Macquarie, a global financial services company, on Thursday, sharply lowered its forecast for India’s economic growth for the fiscal year ending March 2014 to 5.3 percent of gross domestic product, or GDP, from 6.2 percent, citing capital outflows, a depreciating rupee and sluggish policy reforms.

The move came soon after Bank of America-Merrill Lynch, on Tuesday, cut India’s growth forecast for the same period to 5.5 percent from 5.8 percent and the Reserve Bank of India, or RBI, on Monday, announced measures making borrowing of money from the central bank costlier in order to curb speculation in the currency market that has been weighing down the rupee.

“India's macro environment is at a crossroads, facing head winds from sharp capital outflows, rupee depreciation and high cost of capital, which can possibly reverse the gains realized on macro stability indicators like inflation, current account deficit and fiscal deficit,” Macquarie said in a research note, according to Press Trust of India.

Macquarie said the rupee’s depreciation has made it difficult for the RBI to cut policy rates, and that the currency’s weakness is expected to continue in the short and medium term. The rupee has plunged more than 9 percent against the dollar since the beginning of the fiscal year in April 2013, and hit a life-time low of 61.21 on July 8.

“Assimilating the sharp depreciation of the Indian rupee against the US dollar since May, 2013 and continued dollar strength, we maintain our base case expectation of INR/USD averaging around 59 with a downward bias in FY14,” Macquarie said.

Under the RBI measures, which came into effect on Wednesday, the central bank limited the amount that banks can borrow or lend to 1 percent of a bank’s total deposits, estimated to be around 750 billion rupees ($12.6 billion). The RBI also raised the rates on the marginal standing facility -- through which banks can borrow money from the central bank against government securities to meet short-term credit needs -- by 200 basis points, to 10.25 percent.

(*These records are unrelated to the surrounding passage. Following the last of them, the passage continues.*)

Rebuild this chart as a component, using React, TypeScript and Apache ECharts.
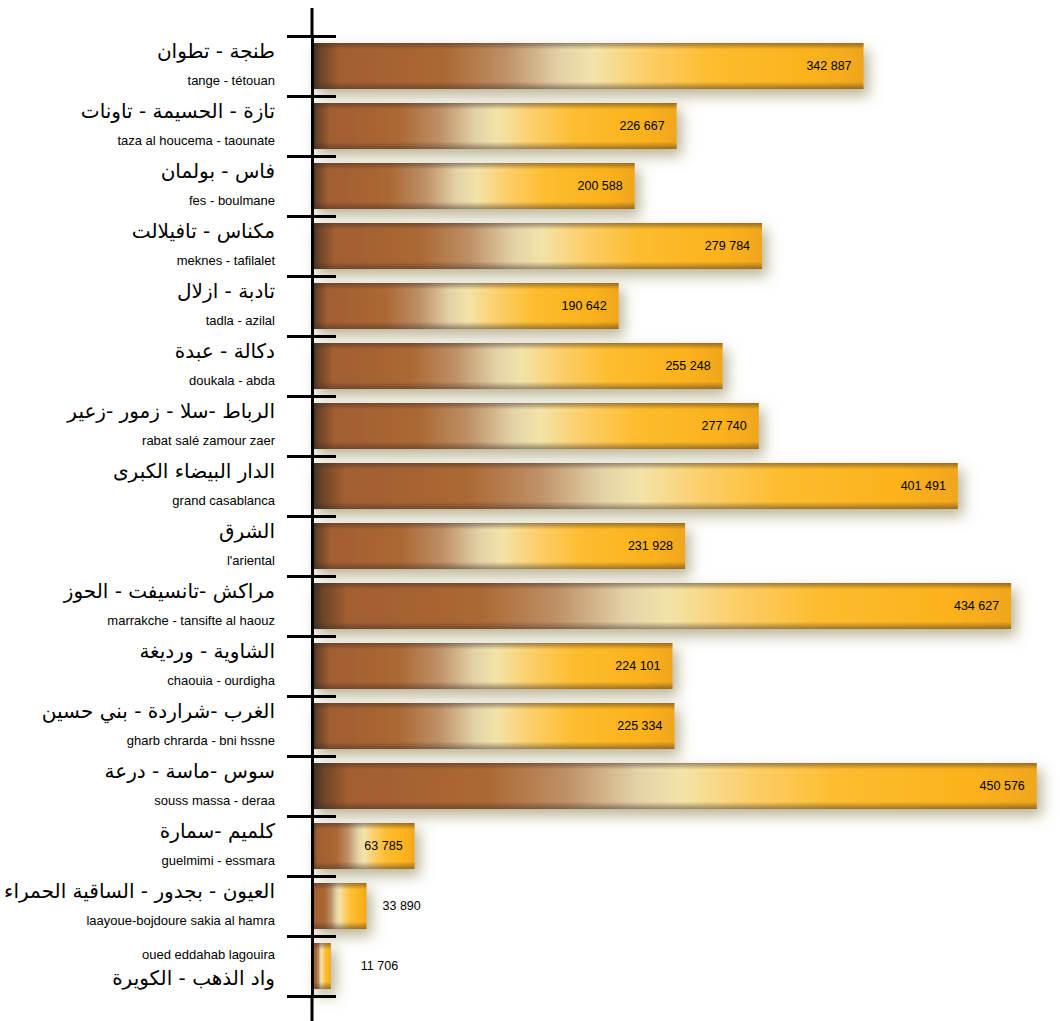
import React, { useEffect, useRef } from "react";
import * as echarts from "echarts";

const regionsFr = [
  "tange - tétouan",
  "taza al houcema - taounate",
  "fes - boulmane",
  "meknes - tafilalet",
  "tadla - azilal",
  "doukala - abda",
  "rabat salé zamour zaer",
  "grand casablanca",
  "l'ariental",
  "marrakche - tansifte al haouz",
  "chaouia - ourdigha",
  "gharb chrarda - bni hssne",
  "souss massa - deraa",
  "guelmimi - essmara",
  "laayoue-bojdoure sakia al hamra",
  "oued eddahab lagouira",
];

const regionsAr = [
  "طنجة - تطوان",
  "تازة - الحسيمة - تاونات",
  "فاس - بولمان",
  "مكناس - تافيلالت",
  "تادبة - ازلال",
  "دكالة - عبدة",
  "الرباط -سلا - زمور -زعير",
  "الدار البيضاء الكبرى",
  "الشرق",
  "مراكش -تانسيفت - الحوز",
  "الشاوية - ورديغة",
  "الغرب -شراردة - بني حسين",
  "سوس -ماسة - درعة",
  "كلميم -سمارة",
  "العيون - بجدور - الساقية الحمراء",
  "واد الذهب - الكويرة",
];

const values = [
  342887, 226667, 200588, 279784, 190642, 255248, 277740, 401491, 231928,
  434627, 224101, 225334, 450576, 63785, 33890, 11706,
];

const fmt = (v: number) => String(v).replace(/\B(?=(\d{3})+(?!\d))/g, " ");

export default function App() {
  const ref = useRef<HTMLDivElement>(null);
  useEffect(() => {
    document.body.style.margin = "0";
    const chart = echarts.init(ref.current!, undefined, { renderer: "svg" });
    const n = values.length;
    const barGrad = new echarts.graphic.LinearGradient(0, 0, 1, 0, [
      { offset: 0, color: "#3a2c22" },
      { offset: 0.015, color: "#6a4428" },
      { offset: 0.05, color: "#a25e30" },
      { offset: 0.24, color: "#ab6834" },
      { offset: 0.35, color: "#be9066" },
      { offset: 0.45, color: "#e4d2a8" },
      { offset: 0.51, color: "#f3e3a8" },
      { offset: 0.6, color: "#fccf6c" },
      { offset: 0.72, color: "#fdbd30" },
      { offset: 0.92, color: "#fbb11a" },
      { offset: 1, color: "#f0a61a" },
    ]);
    const edgeGrad = new echarts.graphic.LinearGradient(0, 0, 0, 1, [
      { offset: 0, color: "rgba(60,45,40,0.5)" },
      { offset: 0.14, color: "rgba(60,45,40,0)" },
      { offset: 0.84, color: "rgba(60,45,40,0)" },
      { offset: 1, color: "rgba(60,45,40,0.5)" },
    ]);
    const overlayData = values.map((v) => {
      if (v < 40000) {
        return {
          value: v,
          label: { position: "right", distance: v < 20000 ? 30 : 16 },
        };
      }
      return { value: v };
    });
    chart.setOption({
      animation: false,
      grid: {
        left: 312,
        right: 0,
        top: 36,
        bottom: 25,
        containLabel: false,
        outerBoundsMode: "none",
      },
      xAxis: { type: "value", min: 0, max: 465000, show: false },
      yAxis: [
        {
          type: "category",
          inverse: true,
          data: regionsFr,
          z: 10,
          axisLine: { show: true, lineStyle: { color: "#000", width: 3 } },
          axisTick: { show: true, length: 25, lineStyle: { color: "#000", width: 3 } },
          splitLine: { show: false },
          axisLabel: {
            margin: 37,
            formatter: (val: string, idx: number) =>
              idx === n - 1
                ? `{fr2|${val}}\n{ar2|${regionsAr[idx]}}`
                : `{ar|${regionsAr[idx]}}\n{fr|${val}}`,
            rich: {
              ar: {
                fontFamily: "DejaVu Sans",
                fontSize: 20,
                lineHeight: 28,
                color: "#000",
                align: "right",
              },
              fr: {
                fontFamily: "Liberation Sans",
                fontSize: 13,
                lineHeight: 30,
                color: "#000",
                align: "right",
              },
              fr2: {
                fontFamily: "Liberation Sans",
                fontSize: 13,
                lineHeight: 24,
                color: "#000",
                align: "right",
              },
              ar2: {
                fontFamily: "DejaVu Sans",
                fontSize: 20,
                lineHeight: 24,
                color: "#000",
                align: "right",
              },
            },
          },
        },
        {
          type: "category",
          inverse: true,
          data: regionsFr,
          position: "left",
          z: 10,
          axisLine: { show: false },
          axisTick: { show: true, inside: true, length: 24, lineStyle: { color: "#000", width: 3 } },
          axisLabel: { show: false },
          splitLine: { show: false },
        },
      ],
      graphic: [
        {
          type: "line",
          z: 100,
          shape: { x1: 312, y1: 8, x2: 312, y2: 36 },
          style: { stroke: "#000", lineWidth: 3 },
        },
        {
          type: "line",
          z: 100,
          shape: { x1: 312, y1: 996, x2: 312, y2: 1021 },
          style: { stroke: "#000", lineWidth: 3 },
        },
      ],
      series: [
        {
          type: "bar",
          yAxisIndex: 0,
          data: values,
          barWidth: 46,
          itemStyle: {
            color: barGrad,
            shadowBlur: 14,
            shadowColor: "rgba(120,105,40,0.5)",
            shadowOffsetX: 5,
            shadowOffsetY: 7,
          },
        },
        {
          type: "bar",
          yAxisIndex: 0,
          data: overlayData,
          barWidth: 46,
          barGap: "-100%",
          silent: true,
          itemStyle: { color: edgeGrad },
          label: {
            show: true,
            position: "insideRight",
            distance: 12,
            color: "#000",
            fontFamily: "Liberation Sans",
            fontSize: 12.5,
            formatter: (p: any) => fmt(p.value),
          },
        },
      ],
    });
    return () => chart.dispose();
  }, []);
  return <div ref={ref} style={{ width: 1060, height: 1021 }} />;
}
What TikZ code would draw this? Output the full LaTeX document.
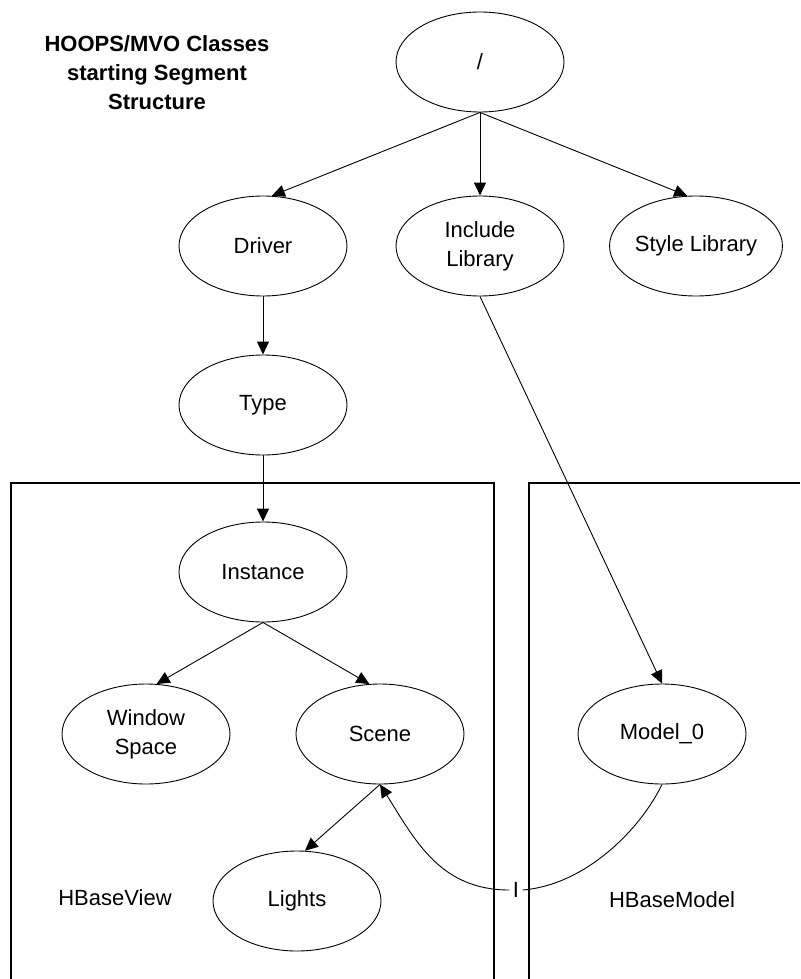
\documentclass[tikz,border=0pt]{standalone}
\usepackage{fontspec}
\setmainfont{Liberation Sans}
\usetikzlibrary{shapes.geometric,arrows.meta}
\begin{document}
\begin{tikzpicture}[x=1pt,y=-1pt,
  seg/.style={draw=black, line width=0.9pt, ellipse, minimum width=168pt, minimum height=100pt, inner sep=0pt, align=center, font=\fontsize{22}{29}\selectfont},
  arr/.style={line width=0.9pt, -{Triangle[length=13pt,width=12pt]}},
  plain/.style={line width=0.9pt},
  cluster/.style={line width=1.3pt},
  lbl/.style={font=\fontsize{22}{29}\selectfont, inner sep=0pt}
]
\useasboundingbox (0,0) rectangle (800,979);
% clusters
\coordinate (v1) at (11,979); \coordinate (v2) at (11,483); \coordinate (v3) at (494,483); \coordinate (v4) at (494,979);
\coordinate (m1) at (529,979); \coordinate (m2) at (529,483); \coordinate (m3) at (800,483);
\draw[cluster] (v1) -- (v2) -- (v3) -- (v4);
\draw[cluster] (m1) -- (m2) -- (m3);
% title
\node[align=center, font=\bfseries\fontsize{22}{29}\selectfont] (title) at (157,73) {HOOPS/MVO Classes\\starting Segment\\Structure};
% nodes
\node[seg] (root) at (480,62) {/};
\node[seg] (driver) at (263,246) {Driver};
\node[seg] (incl) at (480,246) {Include\\Library};
\node[seg] (style) at (696,246) {Style Library};
\node[seg] (type) at (263,405) {Type};
\node[seg] (inst) at (263,572) {Instance};
\node[seg] (win) at (146,734) {Window\\Space};
\node[seg] (scene) at (380,734) {Scene};
\node[seg] (model) at (662,734) {Model\_0};
\node[seg] (lights) at (297,901) {Lights};
\node[lbl] (hbv) at (115,898) {HBaseView};
\node[lbl] (hbm) at (672,900) {HBaseModel};
\node[lbl, minimum width=13pt] (iconn) at (516,890) {I};
% edges
\draw[arr] (root.south) -- (driver.80);
\draw[arr] (root.south) -- (incl.north);
\draw[arr] (root.south) -- (style.100);
\draw[arr] (driver.south) -- (type.north);
\draw[arr] (type.south) -- (inst.north);
\draw[arr] (inst.south) -- (win.78);
\draw[arr] (inst.south) -- (scene.102);
\draw[arr] (scene.south) -- (lights.81);
\draw[arr] (incl.south) -- (model.north);
\draw[plain] (model.south) .. controls (640,830) and (585,885) .. (iconn.east);
\draw[arr] (iconn.west) .. controls (440,890) and (415,840) .. (scene.south);
\end{tikzpicture}
\end{document}
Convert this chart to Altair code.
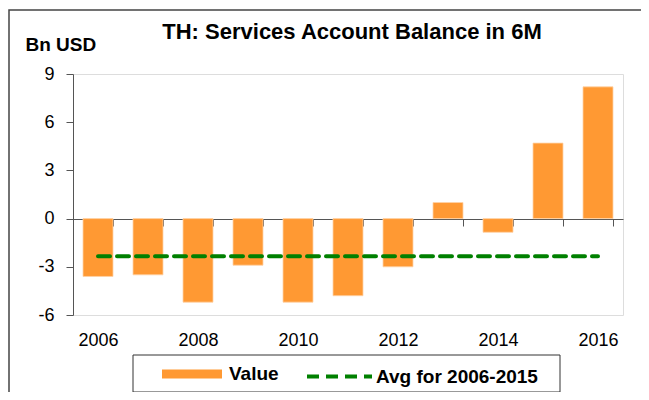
import altair as alt
import pandas as pd

# ---- data ----
years = [2006, 2007, 2008, 2009, 2010, 2011, 2012, 2013, 2014, 2015, 2016]
values = [-3.6, -3.5, -5.2, -2.9, -5.2, -4.8, -3.0, 1.0, -0.85, 4.7, 8.2]
avg_2006_2015 = -2.34
y_ticks = [-6, -3, 0, 3, 6, 9]
series_bar = "Value"
series_avg = "Avg for 2006-2015"
title_text = "TH: Services Account Balance in 6M"
y_title = "Bn USD"

FONT = "Liberation Sans"
ORANGE = "#FF9933"
GREEN = "#008000"
AXIS_C = "#555555"

bars_df = pd.DataFrame({"year": years, "value": values, "series": series_bar})
avg_df = pd.DataFrame({"year": years, "avg": [avg_2006_2015] * len(years), "series": series_avg})
one = pd.DataFrame({"k": [0]})

W, H = 550, 241

x_bar = alt.X(
    "year:O",
    scale=alt.Scale(paddingInner=0.4, paddingOuter=0.2),
    axis=alt.Axis(
        title=None, orient="bottom", offset=-96, tickBand="extent", tickSize=7,
        labelPadding=105, labelAngle=0,
        labelExpr="datum.value % 2 == 0 ? datum.label : ''",
        domainColor=AXIS_C, tickColor=AXIS_C, labelColor="black",
        labelFont=FONT, labelFontSize=18,
    ),
)

bars = alt.Chart(bars_df).mark_bar(stroke="#FFD2A6", strokeWidth=0.8).encode(
    x=x_bar,
    y=alt.Y(
        "value:Q",
        scale=alt.Scale(domain=[-6, 9], nice=False, zero=False),
        axis=alt.Axis(
            values=y_ticks, grid=False, tickSize=7, labelPadding=12,
            labelExpr="'' + datum.value",
            domainColor=AXIS_C, tickColor=AXIS_C, labelColor="black",
            labelFont=FONT, labelFontSize=18,
            title=y_title, titleAngle=0, titleX=-48, titleY=-24,
            titleAlign="left", titleBaseline="alphabetic",
            titleFont=FONT, titleFontSize=19, titleFontWeight="bold", titleColor="black",
        ),
    ),
    color=alt.Color(
        "series:N",
        scale=alt.Scale(domain=[series_bar], range=[ORANGE]),
        legend=alt.Legend(
            title=None, orient="none", legendX=89, legendY=270, padding=0,
            symbolType="M-1,-0.15H1V0.15H-1Z", symbolSize=3600, symbolStrokeWidth=0,
            labelOffset=7, labelFont=FONT, labelFontSize=19, labelFontWeight="bold",
            labelColor="black", labelLimit=300,
        ),
    ),
)

line = alt.Chart(avg_df).mark_line(
    strokeWidth=4, strokeDash=[12, 7], strokeCap="round"
).encode(
    x=alt.X("year:O"),
    y=alt.Y("avg:Q"),
    stroke=alt.Stroke(
        "series:N",
        scale=alt.Scale(domain=[series_avg], range=[GREEN]),
        legend=alt.Legend(
            title=None, orient="none", legendX=232, legendY=268, padding=0,
            symbolType="stroke", symbolSize=4225, symbolStrokeWidth=4,
            symbolDash=[12, 7],
            labelOffset=2, labelFont=FONT, labelFontSize=19, labelFontWeight="bold",
            labelColor="black", labelLimit=300,
        ),
    ),
)

legend_box = alt.Chart(one).mark_rect(
    fill="white", fillOpacity=0, stroke="#333333", strokeWidth=1
).encode(
    x=alt.value(60), x2=alt.value(487), y=alt.value(281), y2=alt.value(318)
)

# outer frame of the chart (only its left and top edges fall inside the page)
frame = alt.Chart(one).mark_rect(
    fill="white", fillOpacity=0, stroke="#444444", strokeWidth=1.5
).encode(
    x=alt.value(-64), x2=alt.value(700), y=alt.value(-64), y2=alt.value(400)
)

chart = alt.layer(frame, legend_box, bars, line).properties(
    width=W, height=H,
    title=alt.TitleParams(
        title_text, font=FONT, fontSize=22, fontWeight="bold", color="black",
        anchor="middle", offset=0, baseline="alphabetic", dy=52, dx=4,
    ),
    autosize=alt.AutoSizeParams(type="none"),
    padding={"left": 65, "top": 66, "right": 18, "bottom": 77},
).configure_view(stroke=None).configure(background="white")

chart.save("out.html", embed_options={"renderer": "svg", "actions": False})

In response to these measures, Morgan Stanley (NYSE:MS), on Tuesday, lowered its rating on the Indian financial services sector to “cautious” from “in-line,” saying the RBI’s decision to hike borrowing rates of banks would “tighten liquidity and take market interest rates up,” which would then negatively impact banks in the wake of slow economic growth, Mint newspaper reported.

“In the backdrop of slowing growth and increasing uncertainty around asset quality, banks will struggle to perform,” Morgan Stanley said.

According to Barclays Capital, RBI’s measures will affect banks and non-banking finance companies by pushing the net interest margins down, and by hurting GDP growth.

And, Credit Suisse Group AG (NYSE:CS), on Tuesday, downgraded Kotak Bank and IndusInd Bank to “underperform” from “neutral” following the RBI’s announcement, saying these banks would be the worst hit by the central bank’s new rules, as they will be forced to cut asset growth and will operate under margin pressures.

“The biggest risk from this set of measures would be if the lack of liquidity precipitates the corporate asset quality problems. As liquidity becomes scarce, some of these assets may turn to NPLs (Nonperforming Loan) on books quicker than expected earlier. We maintain our Underweight stance on the Indian banks sector,” the report said.